Whilst Dan’s grandmother has previously emphasised the importance of having both longer and shorter-term savings, Multiply has supplied an accessible ‘’structure and focus’’ for looking at his finances and assessing which expenses are non-negotiables, (rent, Netflix & Disney Plus, fish food for his new Axolotl). Part of the sessions have included creating spreadsheets for Dan to track and categorise spend, so he is better equipped to see areas of overspend, and able to adjust his budget accordingly.
So far, the focus has been about familiarising Dan with his habits and working alongside his lifestyle to optimise his income. We talked online banking, exercising caution when sharing banking information, and financial boundaries- specifically about how you can show generosity to friends and family in a non-monetary way.

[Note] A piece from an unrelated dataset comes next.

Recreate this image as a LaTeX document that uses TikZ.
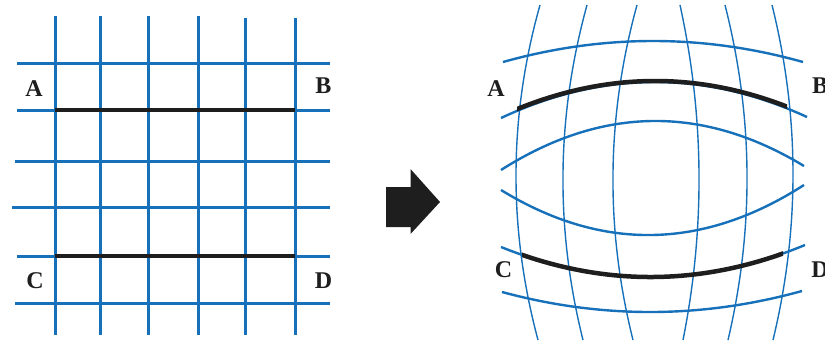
\documentclass[tikz,border=0pt]{standalone}
\usepackage{fontspec}
\setmainfont{Liberation Serif}
\usetikzlibrary{calc}
\definecolor{gridblue}{RGB}{22,112,186}
\definecolor{darkline}{RGB}{30,30,30}
\tikzset{
  gline/.style={gridblue, line width=3pt},
  bline/.style={darkline, line width=4.5pt},
  thinv/.style={gridblue, line width=1.4pt},
  thickh/.style={gridblue, line width=2.4pt},
  lbl/.style={inner sep=0pt, font=\fontsize{24}{24}\selectfont\bfseries, text=darkline},
}
% quadratic Bezier: start, control, end
\newcommand{\qbz}[4][]{\draw[#1] (#2) .. controls ($(#2)!0.6667!(#3)$) and ($(#4)!0.6667!(#3)$) .. (#4);}
\begin{document}
\begin{tikzpicture}[x=1pt,y=-1pt]
\useasboundingbox (0,0) rectangle (825,341);
\clip (0,0) rectangle (825,341);
% ---------- left grid ----------
\foreach \x/\t in {55/16,100/16,148/16,198/16,245/18,295/18}
  \draw[gline] (\x,\t) -- (\x,335);
\foreach \y/\s in {63/17,110/17,161/15,207/12,256/17,303/15}
  \draw[gline] (\s,\y) -- (330,\y);
\draw[bline] (55,110) -- (295,110);
\draw[bline] (55,256) -- (295,256);
\node[lbl] (la) at (34,88.5) {A};
\node[lbl] (lb) at (323.5,85.5) {B};
\node[lbl] (lc) at (35,280.5) {C};
\node[lbl] (ld) at (323.5,280.5) {D};
% ---------- arrow ----------
\fill[darkline] (386,187) -- (410.5,187) -- (410.5,169) -- (440,202)
  -- (410.5,234) -- (410.5,227) -- (386,227) -- cycle;
% ---------- right distorted grid ----------
\qbz[thinv]{540,5}{493,172}{538,340}
\qbz[thinv]{587,5}{541,172}{583,340}
\qbz[thinv]{637,5}{591,172}{633,340}
\qbz[thinv]{680,5}{716.5,172}{683,340}
\qbz[thinv]{725,5}{767.5,172}{728,340}
\qbz[thinv]{772,5}{813.5,172}{773,340}
\qbz[thickh]{503,62}{653,20}{803,62}
\qbz[thickh]{501,118}{654,46.5}{807,117}
\qbz[thickh]{501,170}{652,74}{804,166}
\qbz[thickh]{501,190}{652,282.5}{804,185}
\qbz[thickh]{501,247}{653,308}{805,245}
\qbz[thickh]{502,292}{652,332.5}{802,291}
\begin{scope}
  \clip (517,0) rectangle (787,341);
  \qbz[bline]{501,116}{654,46.5}{807,115}
\end{scope}
\begin{scope}
  \clip (522,0) rectangle (783,341);
  \qbz[bline]{501,247}{653,308}{805,245}
\end{scope}
\node[lbl] (ra) at (496,88.5) {A};
\node[lbl] (rb) at (820,86) {B};
\node[lbl] (rc) at (503.5,270) {C};
\node[lbl] (rd) at (820,270) {D};
\end{tikzpicture}
\end{document}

Multiply is equipping Dan with the skills to approach his finances a little differently. He’s generally more conscious of his money, able to do ‘’sums’’ in his head with ease, and the project has reiterated the importance of saving, implementing boundaries, and planning for the future- all invaluable life skills.
David’s Multiply journey
Like Dan, David first received support on Community Grants. Despite formerly finding work as a chauffeur, Mechanic, and even as Landlord to a pub amongst other things, David has struggled to find his place within the (modern) labour market, finding that without formal qualifications (like GCSE Maths) he is considered less employable.
A year since the support ended, we attended David’s sign-up session for Multiply. The two had previously talked at length about how the programme could help in earlier meet ups, and although initially it was hazy how Multiply would fit into David’s life, it was when the two got chatting about self-employment and we asked ‘’what are you like with books?’’ that it became clearer how the project could support. Like Dan, David is not bad with money or numeracy, in fact he actively described having a ‘’positive relationship with Maths at school’’. Instead, part of the issue for David is managing money within a family dynamic and working on asserting healthy personal, and financial boundaries.
Several weeks in David found employment with an elderly lady (driving and doing jobs within the house). For David, the support has been holistic, about weaving numerical relevance into his everyday life. Discussions have centred on insurance, taxes, invoicing, budgeting, realistic savings, but also family life and teething issues within his new role.
Numeracy aside, Multiply sessions are helping David in an unexpected way. Having struggled for years with his mental health, getting involved in the project is simultaneously helping David to ‘’get back into the community and engage’’ but also, importantly, learn to speak the language of self-employment and self-advocacy.